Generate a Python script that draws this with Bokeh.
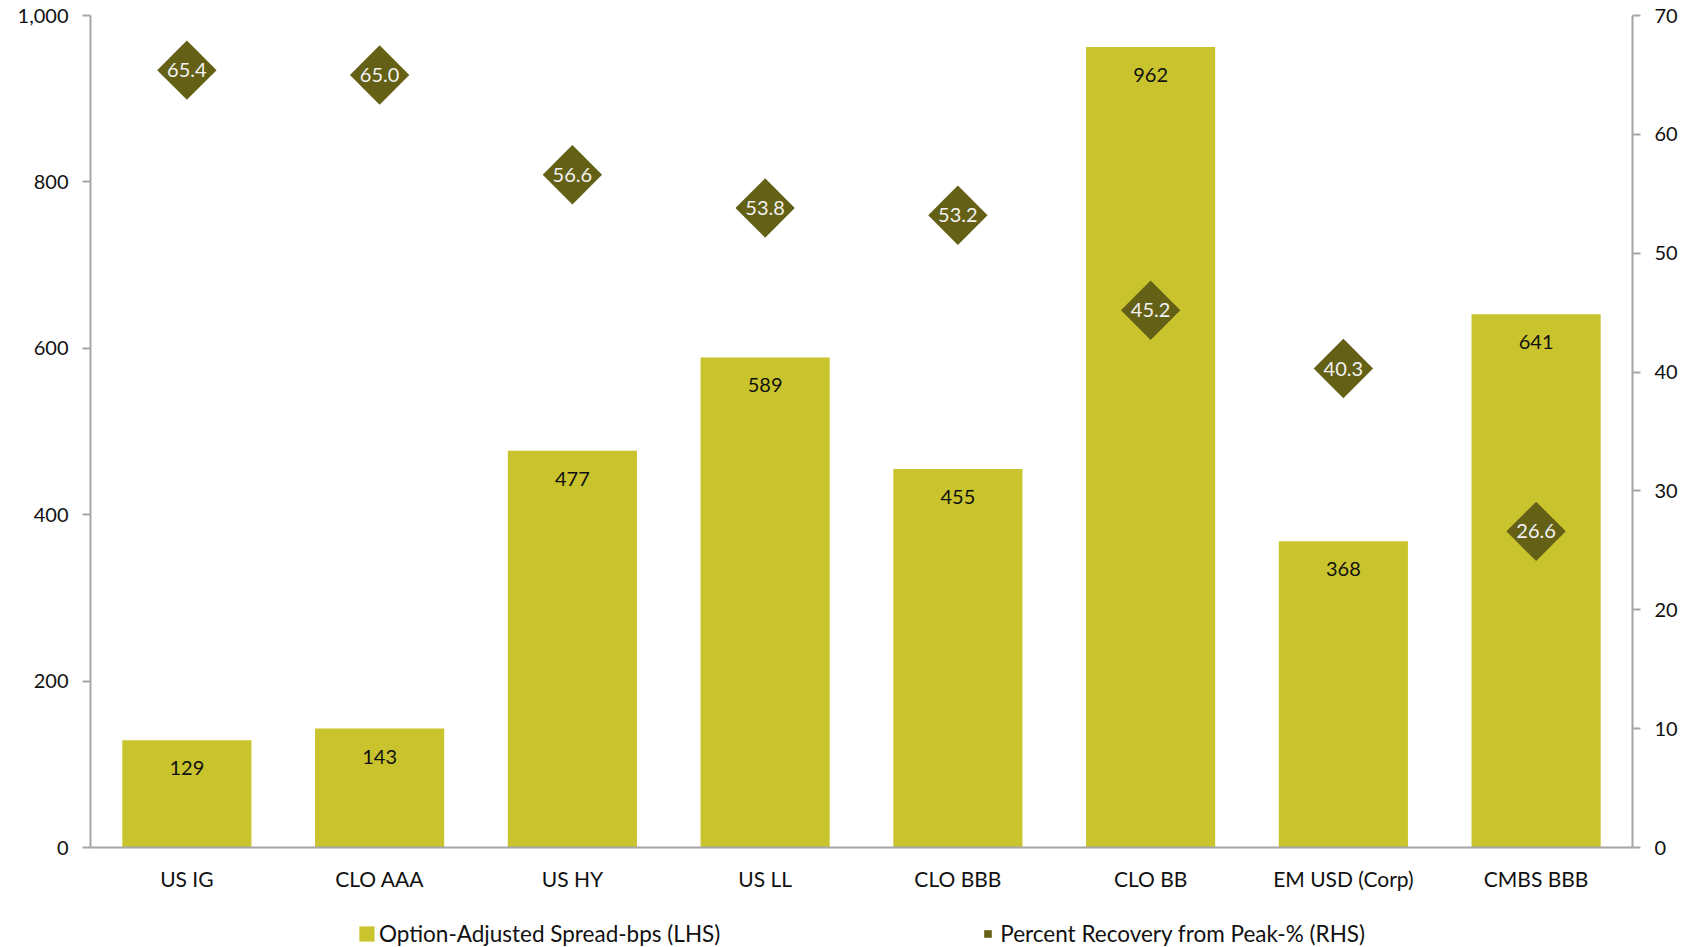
import math
from bokeh.plotting import figure
from bokeh.layouts import column
from bokeh.models import (ColumnDataSource, FactorRange, Range1d, LinearAxis,
                          SingleIntervalTicker, NumeralTickFormatter, Legend, LegendItem)
from bokeh.core.properties import value
from bokeh.embed import file_html
from bokeh.resources import INLINE

categories = ["US IG", "CLO AAA", "US HY", "US LL", "CLO BBB", "CLO BB", "EM USD (Corp)", "CMBS BBB"]
spread_bps = [129, 143, 477, 589, 455, 962, 368, 641]
recovery_pct = [65.4, 65.0, 56.6, 53.8, 53.2, 45.2, 40.3, 26.6]
series_names = ["Option-Adjusted Spread-bps (LHS)", "Percent Recovery from Peak-% (RHS)"]

FONT = "Lato"
BAR_COLOR = "#C9C42D"
DIAMOND_COLOR = "#646016"
AXIS_COLOR = "#A6A6A6"

src = ColumnDataSource(dict(
    cat=categories,
    spread=spread_bps,
    spread_lbl=[str(v) for v in spread_bps],
    rec=recovery_pct,
    rec_lbl=["%.1f" % v for v in recovery_pct],
))

p = figure(width=1690, height=895, x_range=FactorRange(*categories),
           y_range=Range1d(0, 1000), output_backend="svg", toolbar_location=None,
           min_border_left=90, min_border_right=58, min_border_top=15, min_border_bottom=48)
p.extra_y_ranges = {"right": Range1d(0, 70)}
p.outline_line_color = None
p.xgrid.visible = False
p.ygrid.visible = False
p.background_fill_color = "white"
p.border_fill_color = "white"

p.vbar(x="cat", top="spread", width=0.67, source=src, fill_color=BAR_COLOR, line_color=None)
p.text(x="cat", y="spread", text="spread_lbl", source=src, text_align="center",
       text_baseline="middle", y_offset=28, text_font=value(FONT), text_font_size="20px",
       text_color="#111111")

p.scatter(x="cat", y="rec", source=src, y_range_name="right", marker="square",
          angle=math.pi / 4, size=42, fill_color=DIAMOND_COLOR, line_color=None)
p.text(x="cat", y="rec", text="rec_lbl", source=src, y_range_name="right", text_align="center",
       text_baseline="middle", text_font=value(FONT), text_font_size="20px", text_color="#F2F2F2")

def style_axis(ax, size="20px"):
    ax.axis_line_color = AXIS_COLOR
    ax.axis_line_width = 2
    ax.major_tick_line_color = AXIS_COLOR
    ax.major_tick_line_width = 2
    ax.major_tick_out = 8
    ax.major_tick_in = 0
    ax.minor_tick_line_color = None
    ax.major_label_text_font = FONT
    ax.major_label_text_font_size = size
    ax.major_label_text_color = "#111111"

yl = p.yaxis[0]
yl.ticker = SingleIntervalTicker(interval=200, num_minor_ticks=0)
yl.formatter = NumeralTickFormatter(format="0,0")
style_axis(yl)
yl.major_label_standoff = 14

yr = LinearAxis(y_range_name="right", ticker=SingleIntervalTicker(interval=10, num_minor_ticks=0))
style_axis(yr)
yr.major_label_standoff = 14
p.add_layout(yr, "right")

xa = p.xaxis[0]
style_axis(xa, "21px")
xa.major_tick_line_color = None
xa.major_tick_out = 0
xa.major_label_standoff = 18

# legend strip below the chart (dummy renderers sit outside the visible range)
lg = figure(width=1690, height=52, x_range=Range1d(0, 1), y_range=Range1d(0, 1),
            output_backend="svg", toolbar_location=None, min_border=0, min_border_right=5)
lg.axis.visible = False
lg.xgrid.visible = False
lg.ygrid.visible = False
lg.outline_line_color = None
leg_bar = lg.vbar(x=[-5], top=[-5], width=0.5, fill_color=BAR_COLOR, line_color=None)
leg_dia = lg.scatter(x=[-5], y=[-5], marker="square", angle=math.pi / 4, size=10,
                     fill_color=DIAMOND_COLOR, line_color=None)
legend = Legend(items=[LegendItem(label=series_names[0], renderers=[leg_bar]),
                       LegendItem(label=series_names[1], renderers=[leg_dia])],
                orientation="horizontal", location="bottom", padding=0, margin=0,
                spacing=258, glyph_width=19, glyph_height=19, label_standoff=3,
                label_text_font=FONT, label_text_font_size="22.5px", label_text_color="#111111",
                border_line_color=None, background_fill_alpha=0)
lg.add_layout(legend, "center")

layout = column(p, lg, spacing=0)
open("out.html", "w").write(file_html(layout, INLINE))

_Exercise instructions_: Transcribe the listing above verbatim. Omit the pictures.

_Result of the task_:
Generate a Python script that draws this with Bokeh.
import math
from bokeh.plotting import figure
from bokeh.layouts import column
from bokeh.models import (ColumnDataSource, FactorRange, Range1d, LinearAxis,
                          SingleIntervalTicker, NumeralTickFormatter, Legend, LegendItem)
from bokeh.core.properties import value
from bokeh.embed import file_html
from bokeh.resources import INLINE

categories = ["US IG", "CLO AAA", "US HY", "US LL", "CLO BBB", "CLO BB", "EM USD (Corp)", "CMBS BBB"]
spread_bps = [129, 143, 477, 589, 455, 962, 368, 641]
recovery_pct = [65.4, 65.0, 56.6, 53.8, 53.2, 45.2, 40.3, 26.6]
series_names = ["Option-Adjusted Spread-bps (LHS)", "Percent Recovery from Peak-% (RHS)"]

FONT = "Lato"
BAR_COLOR = "#C9C42D"
DIAMOND_COLOR = "#646016"
AXIS_COLOR = "#A6A6A6"

src = ColumnDataSource(dict(
    cat=categories,
    spread=spread_bps,
    spread_lbl=[str(v) for v in spread_bps],
    rec=recovery_pct,
    rec_lbl=["%.1f" % v for v in recovery_pct],
))

p = figure(width=1690, height=895, x_range=FactorRange(*categories),
           y_range=Range1d(0, 1000), output_backend="svg", toolbar_location=None,
           min_border_left=90, min_border_right=58, min_border_top=15, min_border_bottom=48)
p.extra_y_ranges = {"right": Range1d(0, 70)}
p.outline_line_color = None
p.xgrid.visible = False
p.ygrid.visible = False
p.background_fill_color = "white"
p.border_fill_color = "white"

p.vbar(x="cat", top="spread", width=0.67, source=src, fill_color=BAR_COLOR, line_color=None)
p.text(x="cat", y="spread", text="spread_lbl", source=src, text_align="center",
       text_baseline="middle", y_offset=28, text_font=value(FONT), text_font_size="20px",
       text_color="#111111")

p.scatter(x="cat", y="rec", source=src, y_range_name="right", marker="square",
          angle=math.pi / 4, size=42, fill_color=DIAMOND_COLOR, line_color=None)
p.text(x="cat", y="rec", text="rec_lbl", source=src, y_range_name="right", text_align="center",
       text_baseline="middle", text_font=value(FONT), text_font_size="20px", text_color="#F2F2F2")

def style_axis(ax, size="20px"):
    ax.axis_line_color = AXIS_COLOR
    ax.axis_line_width = 2
    ax.major_tick_line_color = AXIS_COLOR
    ax.major_tick_line_width = 2
    ax.major_tick_out = 8
    ax.major_tick_in = 0
    ax.minor_tick_line_color = None
    ax.major_label_text_font = FONT
    ax.major_label_text_font_size = size
    ax.major_label_text_color = "#111111"

yl = p.yaxis[0]
yl.ticker = SingleIntervalTicker(interval=200, num_minor_ticks=0)
yl.formatter = NumeralTickFormatter(format="0,0")
style_axis(yl)
yl.major_label_standoff = 14

yr = LinearAxis(y_range_name="right", ticker=SingleIntervalTicker(interval=10, num_minor_ticks=0))
style_axis(yr)
yr.major_label_standoff = 14
p.add_layout(yr, "right")

xa = p.xaxis[0]
style_axis(xa, "21px")
xa.major_tick_line_color = None
xa.major_tick_out = 0
xa.major_label_standoff = 18

# legend strip below the chart (dummy renderers sit outside the visible range)
lg = figure(width=1690, height=52, x_range=Range1d(0, 1), y_range=Range1d(0, 1),
            output_backend="svg", toolbar_location=None, min_border=0, min_border_right=5)
lg.axis.visible = False
lg.xgrid.visible = False
lg.ygrid.visible = False
lg.outline_line_color = None
leg_bar = lg.vbar(x=[-5], top=[-5], width=0.5, fill_color=BAR_COLOR, line_color=None)
leg_dia = lg.scatter(x=[-5], y=[-5], marker="square", angle=math.pi / 4, size=10,
                     fill_color=DIAMOND_COLOR, line_color=None)
legend = Legend(items=[LegendItem(label=series_names[0], renderers=[leg_bar]),
                       LegendItem(label=series_names[1], renderers=[leg_dia])],
                orientation="horizontal", location="bottom", padding=0, margin=0,
                spacing=258, glyph_width=19, glyph_height=19, label_standoff=3,
                label_text_font=FONT, label_text_font_size="22.5px", label_text_color="#111111",
                border_line_color=None, background_fill_alpha=0)
lg.add_layout(legend, "center")

layout = column(p, lg, spacing=0)
open("out.html", "w").write(file_html(layout, INLINE))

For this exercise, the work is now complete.